__Work required__: Please set down all the lines beneath this one exactly, without the pictures.
::: Material provided
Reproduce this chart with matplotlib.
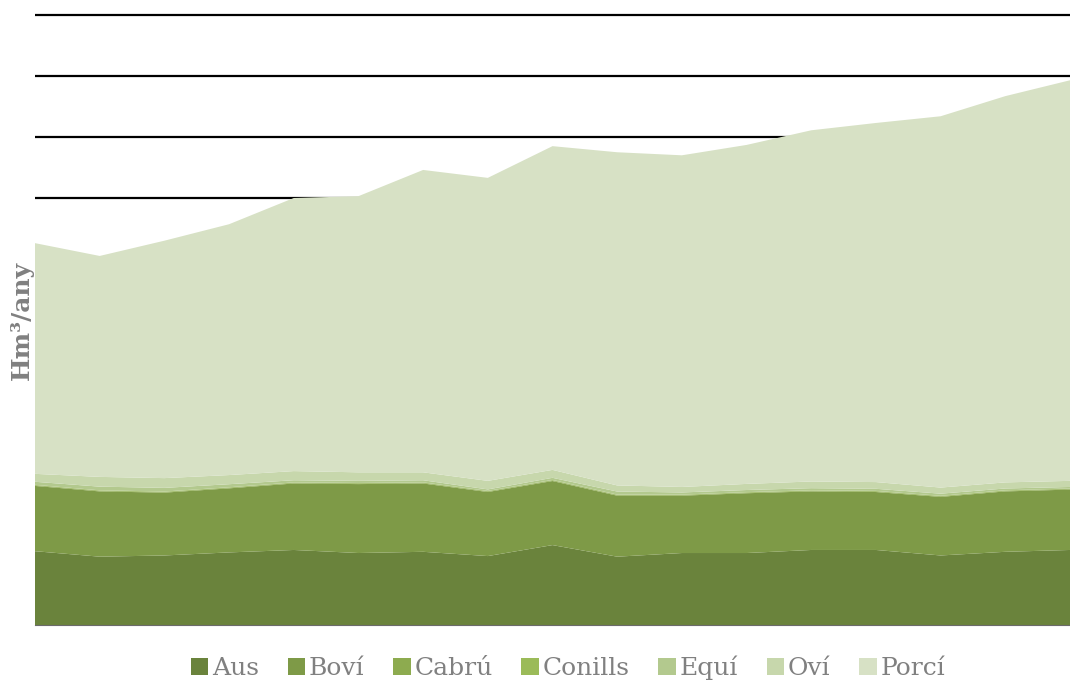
import matplotlib
matplotlib.use('Agg')
import matplotlib.pyplot as plt
import numpy as np

# anys de la serie (sense etiquetes visibles a l'eix)
anys = list(range(2000, 2017))

# Hm3/any per tipus de bestiar
aus = [1.21, 1.12, 1.14, 1.19, 1.23, 1.18, 1.20, 1.13, 1.31, 1.12, 1.18, 1.18, 1.23, 1.23, 1.14, 1.20, 1.23]
bovi = [1.07, 1.07, 1.03, 1.05, 1.09, 1.13, 1.12, 1.05, 1.05, 1.00, 0.94, 0.98, 0.96, 0.95, 0.96, 0.99, 0.99]
cabru = [0.012, 0.012, 0.012, 0.012, 0.012, 0.012, 0.012, 0.012, 0.012, 0.012, 0.012, 0.012, 0.012, 0.012, 0.012, 0.012, 0.012]
conills = [0.006, 0.006, 0.006, 0.006, 0.006, 0.006, 0.006, 0.006, 0.006, 0.006, 0.006, 0.006, 0.006, 0.006, 0.006, 0.006, 0.006]
equi = [0.05, 0.06, 0.06, 0.05, 0.035, 0.035, 0.035, 0.025, 0.035, 0.05, 0.035, 0.035, 0.035, 0.035, 0.035, 0.03, 0.025]
ovi = [0.13, 0.16, 0.16, 0.15, 0.15, 0.14, 0.13, 0.14, 0.13, 0.10, 0.09, 0.10, 0.11, 0.11, 0.10, 0.10, 0.10]
total = [6.26, 6.05, 6.30, 6.57, 7.00, 7.03, 7.46, 7.33, 7.85, 7.75, 7.70, 7.87, 8.11, 8.23, 8.34, 8.67, 8.93]

noms = ['Aus', 'Boví', 'Cabrú', 'Conills', 'Equí', 'Oví', 'Porcí']
colors = ['#6a833c', '#7e9a47', '#8dab4f', '#9bbb59', '#b3c98e', '#c7d7ac', '#d7e1c5']

resta = np.array(aus) + np.array(bovi) + np.array(cabru) + np.array(conills) + np.array(equi) + np.array(ovi)
porci = list(np.array(total) - resta)

fig = plt.figure(figsize=(10.70, 6.85), dpi=100)
ax = fig.add_axes([35 / 1070, 60 / 685, 1 - 35 / 1070, 620 / 685])

ax.stackplot(anys, aus, bovi, cabru, conills, equi, ovi, porci,
             colors=colors, labels=noms, zorder=3, linewidth=0)

ax.set_xlim(anys[0], anys[-1])
ax.set_ylim(0, 10 * 620 / 610)
ax.set_yticks(np.arange(1, 11))
ax.yaxis.grid(True, color='black', linewidth=1.6, zorder=0, solid_capstyle='butt')
ax.set_axisbelow(True)
ax.set_xticks([])
ax.tick_params(left=False, labelleft=False)
for s in ['top', 'right', 'left']:
    ax.spines[s].set_visible(False)
ax.spines['bottom'].set_color('#6b6b6b')
ax.spines['bottom'].set_zorder(4)

fig.text(22 / 1070, 1 - 320 / 685, 'Hm³/any', rotation=90, ha='center', va='center',
         fontsize=18, fontweight='bold', color='#808080', family='DejaVu Serif')

h, l = ax.get_legend_handles_labels()
fig.legend(h, l, loc='center', bbox_to_anchor=(568 / 1070, 1 - 668 / 685), ncol=7,
           frameon=False, handlelength=0.7, handleheight=0.7, handletextpad=0.15,
           columnspacing=1.15, prop={'family': 'DejaVu Serif', 'size': 18},
           labelcolor='#808080')

fig.savefig('out.png', dpi=100)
::::::
__Exercise response__:
Reproduce this chart with matplotlib.
import matplotlib
matplotlib.use('Agg')
import matplotlib.pyplot as plt
import numpy as np

# anys de la serie (sense etiquetes visibles a l'eix)
anys = list(range(2000, 2017))

# Hm3/any per tipus de bestiar
aus = [1.21, 1.12, 1.14, 1.19, 1.23, 1.18, 1.20, 1.13, 1.31, 1.12, 1.18, 1.18, 1.23, 1.23, 1.14, 1.20, 1.23]
bovi = [1.07, 1.07, 1.03, 1.05, 1.09, 1.13, 1.12, 1.05, 1.05, 1.00, 0.94, 0.98, 0.96, 0.95, 0.96, 0.99, 0.99]
cabru = [0.012, 0.012, 0.012, 0.012, 0.012, 0.012, 0.012, 0.012, 0.012, 0.012, 0.012, 0.012, 0.012, 0.012, 0.012, 0.012, 0.012]
conills = [0.006, 0.006, 0.006, 0.006, 0.006, 0.006, 0.006, 0.006, 0.006, 0.006, 0.006, 0.006, 0.006, 0.006, 0.006, 0.006, 0.006]
equi = [0.05, 0.06, 0.06, 0.05, 0.035, 0.035, 0.035, 0.025, 0.035, 0.05, 0.035, 0.035, 0.035, 0.035, 0.035, 0.03, 0.025]
ovi = [0.13, 0.16, 0.16, 0.15, 0.15, 0.14, 0.13, 0.14, 0.13, 0.10, 0.09, 0.10, 0.11, 0.11, 0.10, 0.10, 0.10]
total = [6.26, 6.05, 6.30, 6.57, 7.00, 7.03, 7.46, 7.33, 7.85, 7.75, 7.70, 7.87, 8.11, 8.23, 8.34, 8.67, 8.93]

noms = ['Aus', 'Boví', 'Cabrú', 'Conills', 'Equí', 'Oví', 'Porcí']
colors = ['#6a833c', '#7e9a47', '#8dab4f', '#9bbb59', '#b3c98e', '#c7d7ac', '#d7e1c5']

resta = np.array(aus) + np.array(bovi) + np.array(cabru) + np.array(conills) + np.array(equi) + np.array(ovi)
porci = list(np.array(total) - resta)

fig = plt.figure(figsize=(10.70, 6.85), dpi=100)
ax = fig.add_axes([35 / 1070, 60 / 685, 1 - 35 / 1070, 620 / 685])

ax.stackplot(anys, aus, bovi, cabru, conills, equi, ovi, porci,
             colors=colors, labels=noms, zorder=3, linewidth=0)

ax.set_xlim(anys[0], anys[-1])
ax.set_ylim(0, 10 * 620 / 610)
ax.set_yticks(np.arange(1, 11))
ax.yaxis.grid(True, color='black', linewidth=1.6, zorder=0, solid_capstyle='butt')
ax.set_axisbelow(True)
ax.set_xticks([])
ax.tick_params(left=False, labelleft=False)
for s in ['top', 'right', 'left']:
    ax.spines[s].set_visible(False)
ax.spines['bottom'].set_color('#6b6b6b')
ax.spines['bottom'].set_zorder(4)

fig.text(22 / 1070, 1 - 320 / 685, 'Hm³/any', rotation=90, ha='center', va='center',
         fontsize=18, fontweight='bold', color='#808080', family='DejaVu Serif')

h, l = ax.get_legend_handles_labels()
fig.legend(h, l, loc='center', bbox_to_anchor=(568 / 1070, 1 - 668 / 685), ncol=7,
           frameon=False, handlelength=0.7, handleheight=0.7, handletextpad=0.15,
           columnspacing=1.15, prop={'family': 'DejaVu Serif', 'size': 18},
           labelcolor='#808080')

fig.savefig('out.png', dpi=100)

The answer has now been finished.